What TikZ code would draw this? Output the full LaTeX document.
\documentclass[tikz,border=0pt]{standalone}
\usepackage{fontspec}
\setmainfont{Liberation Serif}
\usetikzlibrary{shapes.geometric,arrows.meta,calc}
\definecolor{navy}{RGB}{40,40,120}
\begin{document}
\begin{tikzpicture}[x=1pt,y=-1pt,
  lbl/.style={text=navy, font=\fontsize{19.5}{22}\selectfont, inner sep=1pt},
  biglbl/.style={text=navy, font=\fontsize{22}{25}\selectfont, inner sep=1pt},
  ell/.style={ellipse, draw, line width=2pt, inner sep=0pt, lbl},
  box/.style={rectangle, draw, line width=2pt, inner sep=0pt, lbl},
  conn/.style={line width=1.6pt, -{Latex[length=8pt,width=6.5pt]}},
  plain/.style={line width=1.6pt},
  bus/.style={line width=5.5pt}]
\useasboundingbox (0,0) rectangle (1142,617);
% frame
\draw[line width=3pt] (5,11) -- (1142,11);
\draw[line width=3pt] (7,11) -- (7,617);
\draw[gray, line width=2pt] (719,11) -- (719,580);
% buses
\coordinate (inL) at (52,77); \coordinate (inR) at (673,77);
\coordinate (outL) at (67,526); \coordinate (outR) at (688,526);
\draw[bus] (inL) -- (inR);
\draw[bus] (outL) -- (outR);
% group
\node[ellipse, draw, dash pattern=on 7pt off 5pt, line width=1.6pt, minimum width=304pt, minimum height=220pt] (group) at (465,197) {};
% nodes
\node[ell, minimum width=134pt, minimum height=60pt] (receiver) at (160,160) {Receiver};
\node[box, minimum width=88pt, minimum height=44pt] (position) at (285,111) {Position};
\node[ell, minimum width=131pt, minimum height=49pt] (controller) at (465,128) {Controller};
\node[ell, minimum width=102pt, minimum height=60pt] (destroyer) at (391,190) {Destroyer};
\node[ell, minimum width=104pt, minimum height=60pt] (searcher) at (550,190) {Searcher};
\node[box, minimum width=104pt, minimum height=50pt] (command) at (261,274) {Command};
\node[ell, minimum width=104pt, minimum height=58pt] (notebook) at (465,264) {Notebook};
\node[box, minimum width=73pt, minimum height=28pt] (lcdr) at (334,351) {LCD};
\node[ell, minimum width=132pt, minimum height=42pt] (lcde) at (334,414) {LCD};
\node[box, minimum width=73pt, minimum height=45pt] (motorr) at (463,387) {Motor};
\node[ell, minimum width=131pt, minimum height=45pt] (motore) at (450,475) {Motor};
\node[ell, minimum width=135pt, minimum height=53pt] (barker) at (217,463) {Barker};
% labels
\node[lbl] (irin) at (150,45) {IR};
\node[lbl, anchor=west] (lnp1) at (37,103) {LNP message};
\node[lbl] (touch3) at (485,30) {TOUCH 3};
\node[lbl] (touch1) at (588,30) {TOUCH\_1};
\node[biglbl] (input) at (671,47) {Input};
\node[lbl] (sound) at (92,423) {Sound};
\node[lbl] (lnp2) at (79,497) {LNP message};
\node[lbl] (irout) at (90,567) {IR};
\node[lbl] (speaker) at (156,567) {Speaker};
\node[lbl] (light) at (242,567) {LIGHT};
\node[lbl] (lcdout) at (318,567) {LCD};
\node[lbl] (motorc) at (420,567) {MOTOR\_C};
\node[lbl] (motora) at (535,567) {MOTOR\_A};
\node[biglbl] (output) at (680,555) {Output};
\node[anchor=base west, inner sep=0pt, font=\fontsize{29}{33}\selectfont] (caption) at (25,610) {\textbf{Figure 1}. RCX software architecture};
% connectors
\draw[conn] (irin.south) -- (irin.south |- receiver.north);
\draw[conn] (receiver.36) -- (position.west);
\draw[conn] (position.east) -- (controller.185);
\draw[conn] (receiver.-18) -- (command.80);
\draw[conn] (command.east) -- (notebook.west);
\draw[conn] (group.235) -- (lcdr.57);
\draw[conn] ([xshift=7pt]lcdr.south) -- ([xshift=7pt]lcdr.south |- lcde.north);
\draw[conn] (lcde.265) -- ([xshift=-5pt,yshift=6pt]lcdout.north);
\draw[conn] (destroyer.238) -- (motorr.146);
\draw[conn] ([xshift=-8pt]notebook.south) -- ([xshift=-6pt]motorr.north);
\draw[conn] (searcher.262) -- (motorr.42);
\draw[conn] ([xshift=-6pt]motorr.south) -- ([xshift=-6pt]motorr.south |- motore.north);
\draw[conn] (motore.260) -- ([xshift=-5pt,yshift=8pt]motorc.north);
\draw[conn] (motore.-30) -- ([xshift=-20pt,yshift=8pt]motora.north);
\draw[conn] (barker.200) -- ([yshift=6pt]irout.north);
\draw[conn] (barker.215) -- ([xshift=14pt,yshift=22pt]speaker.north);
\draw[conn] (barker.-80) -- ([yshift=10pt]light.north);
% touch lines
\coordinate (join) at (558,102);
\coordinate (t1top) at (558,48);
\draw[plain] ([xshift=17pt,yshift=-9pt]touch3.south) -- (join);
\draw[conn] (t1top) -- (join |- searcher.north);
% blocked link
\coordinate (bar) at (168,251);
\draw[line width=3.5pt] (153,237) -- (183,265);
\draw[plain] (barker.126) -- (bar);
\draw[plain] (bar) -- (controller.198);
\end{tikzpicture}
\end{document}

^^^^

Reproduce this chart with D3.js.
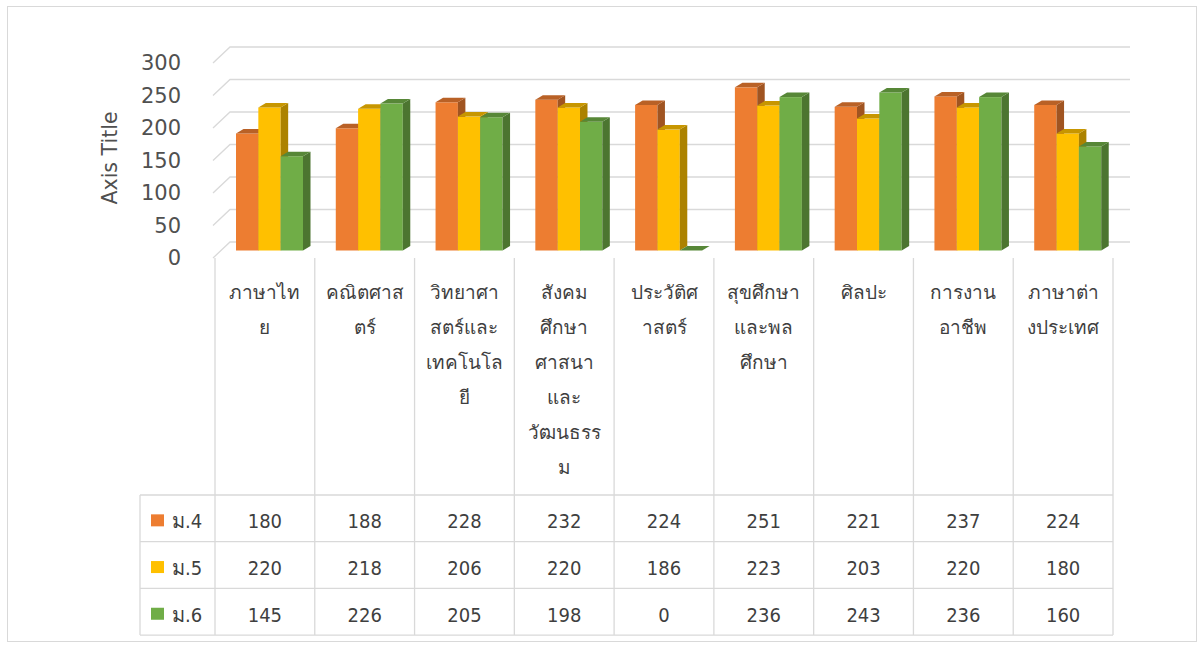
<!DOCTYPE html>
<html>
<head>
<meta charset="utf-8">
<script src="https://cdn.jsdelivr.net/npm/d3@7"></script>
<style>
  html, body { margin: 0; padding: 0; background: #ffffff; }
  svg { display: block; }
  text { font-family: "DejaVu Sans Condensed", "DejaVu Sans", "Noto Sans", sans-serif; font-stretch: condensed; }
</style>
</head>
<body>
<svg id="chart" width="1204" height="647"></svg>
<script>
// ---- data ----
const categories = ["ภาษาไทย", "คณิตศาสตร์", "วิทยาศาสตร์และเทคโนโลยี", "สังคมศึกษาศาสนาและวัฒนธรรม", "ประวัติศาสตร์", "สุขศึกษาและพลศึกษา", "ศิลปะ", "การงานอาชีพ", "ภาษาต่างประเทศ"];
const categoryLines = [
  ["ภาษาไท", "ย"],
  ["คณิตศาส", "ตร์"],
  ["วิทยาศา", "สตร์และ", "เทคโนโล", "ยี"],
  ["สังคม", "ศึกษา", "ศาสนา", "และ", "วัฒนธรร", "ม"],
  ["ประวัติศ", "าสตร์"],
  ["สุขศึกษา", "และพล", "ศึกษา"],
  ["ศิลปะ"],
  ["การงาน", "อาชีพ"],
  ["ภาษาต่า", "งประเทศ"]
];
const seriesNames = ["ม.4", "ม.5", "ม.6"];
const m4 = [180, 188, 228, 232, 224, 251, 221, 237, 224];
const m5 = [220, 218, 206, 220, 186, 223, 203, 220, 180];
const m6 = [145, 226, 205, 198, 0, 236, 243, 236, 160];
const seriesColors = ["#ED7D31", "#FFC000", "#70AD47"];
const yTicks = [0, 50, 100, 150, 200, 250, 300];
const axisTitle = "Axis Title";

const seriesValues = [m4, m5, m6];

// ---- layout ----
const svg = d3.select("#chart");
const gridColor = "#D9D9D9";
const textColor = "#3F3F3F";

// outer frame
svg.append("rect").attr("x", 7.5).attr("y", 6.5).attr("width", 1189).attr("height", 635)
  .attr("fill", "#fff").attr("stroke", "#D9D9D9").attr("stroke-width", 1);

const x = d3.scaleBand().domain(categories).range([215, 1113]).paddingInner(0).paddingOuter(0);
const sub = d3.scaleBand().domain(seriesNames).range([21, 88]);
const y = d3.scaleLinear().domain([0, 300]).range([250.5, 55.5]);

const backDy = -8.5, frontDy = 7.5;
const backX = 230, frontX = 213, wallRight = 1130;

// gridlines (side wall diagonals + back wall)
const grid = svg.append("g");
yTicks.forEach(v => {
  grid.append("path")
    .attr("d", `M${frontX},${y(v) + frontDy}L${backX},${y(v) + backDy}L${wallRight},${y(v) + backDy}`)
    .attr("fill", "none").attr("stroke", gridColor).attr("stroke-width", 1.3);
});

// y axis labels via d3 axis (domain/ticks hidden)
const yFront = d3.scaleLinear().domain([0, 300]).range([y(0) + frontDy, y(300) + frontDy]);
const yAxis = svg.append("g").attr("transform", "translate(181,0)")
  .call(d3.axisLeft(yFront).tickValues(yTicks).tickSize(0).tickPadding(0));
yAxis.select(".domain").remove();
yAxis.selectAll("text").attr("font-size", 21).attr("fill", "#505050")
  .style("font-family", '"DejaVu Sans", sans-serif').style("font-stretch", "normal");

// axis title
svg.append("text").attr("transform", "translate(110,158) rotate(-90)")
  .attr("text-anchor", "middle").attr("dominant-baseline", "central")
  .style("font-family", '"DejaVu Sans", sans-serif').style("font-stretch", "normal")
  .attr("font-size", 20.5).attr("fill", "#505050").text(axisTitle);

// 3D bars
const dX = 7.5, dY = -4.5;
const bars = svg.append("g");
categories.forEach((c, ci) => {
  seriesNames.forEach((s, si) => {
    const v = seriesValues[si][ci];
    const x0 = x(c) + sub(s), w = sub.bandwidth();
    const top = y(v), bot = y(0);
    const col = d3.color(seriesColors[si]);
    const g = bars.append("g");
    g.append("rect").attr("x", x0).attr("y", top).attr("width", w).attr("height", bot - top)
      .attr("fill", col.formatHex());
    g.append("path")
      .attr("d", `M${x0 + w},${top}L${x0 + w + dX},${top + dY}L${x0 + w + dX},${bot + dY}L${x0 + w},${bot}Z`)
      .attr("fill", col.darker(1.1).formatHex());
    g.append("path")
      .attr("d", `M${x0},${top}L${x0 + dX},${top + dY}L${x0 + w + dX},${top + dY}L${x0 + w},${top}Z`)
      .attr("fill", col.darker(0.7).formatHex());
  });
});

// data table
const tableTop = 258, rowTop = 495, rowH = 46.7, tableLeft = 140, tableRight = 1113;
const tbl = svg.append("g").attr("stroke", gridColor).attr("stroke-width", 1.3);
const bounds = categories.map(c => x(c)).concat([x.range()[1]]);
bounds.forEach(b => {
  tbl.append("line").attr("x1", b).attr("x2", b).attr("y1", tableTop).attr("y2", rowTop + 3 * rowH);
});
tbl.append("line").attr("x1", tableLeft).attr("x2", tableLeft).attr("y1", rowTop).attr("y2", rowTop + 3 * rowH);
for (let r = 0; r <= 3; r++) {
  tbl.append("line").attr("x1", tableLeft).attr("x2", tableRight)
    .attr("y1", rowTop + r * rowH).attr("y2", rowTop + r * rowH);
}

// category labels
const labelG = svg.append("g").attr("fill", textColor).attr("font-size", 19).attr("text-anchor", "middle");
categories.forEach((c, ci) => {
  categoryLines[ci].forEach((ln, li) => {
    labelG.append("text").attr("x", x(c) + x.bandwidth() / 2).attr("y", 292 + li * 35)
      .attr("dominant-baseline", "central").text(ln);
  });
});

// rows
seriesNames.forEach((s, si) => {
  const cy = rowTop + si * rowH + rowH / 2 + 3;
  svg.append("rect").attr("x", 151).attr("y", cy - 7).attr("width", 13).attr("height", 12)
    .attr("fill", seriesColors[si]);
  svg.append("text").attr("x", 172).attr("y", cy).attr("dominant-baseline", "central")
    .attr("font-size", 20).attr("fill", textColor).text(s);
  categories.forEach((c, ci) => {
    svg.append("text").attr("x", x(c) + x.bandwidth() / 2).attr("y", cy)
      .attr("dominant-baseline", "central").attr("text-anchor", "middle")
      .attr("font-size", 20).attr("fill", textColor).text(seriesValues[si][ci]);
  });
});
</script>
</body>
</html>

^^^^

Goal — Pull out each line holding the string "this".

Full output —
What TikZ code would draw this? Output the full LaTeX document.
Reproduce this chart with D3.js.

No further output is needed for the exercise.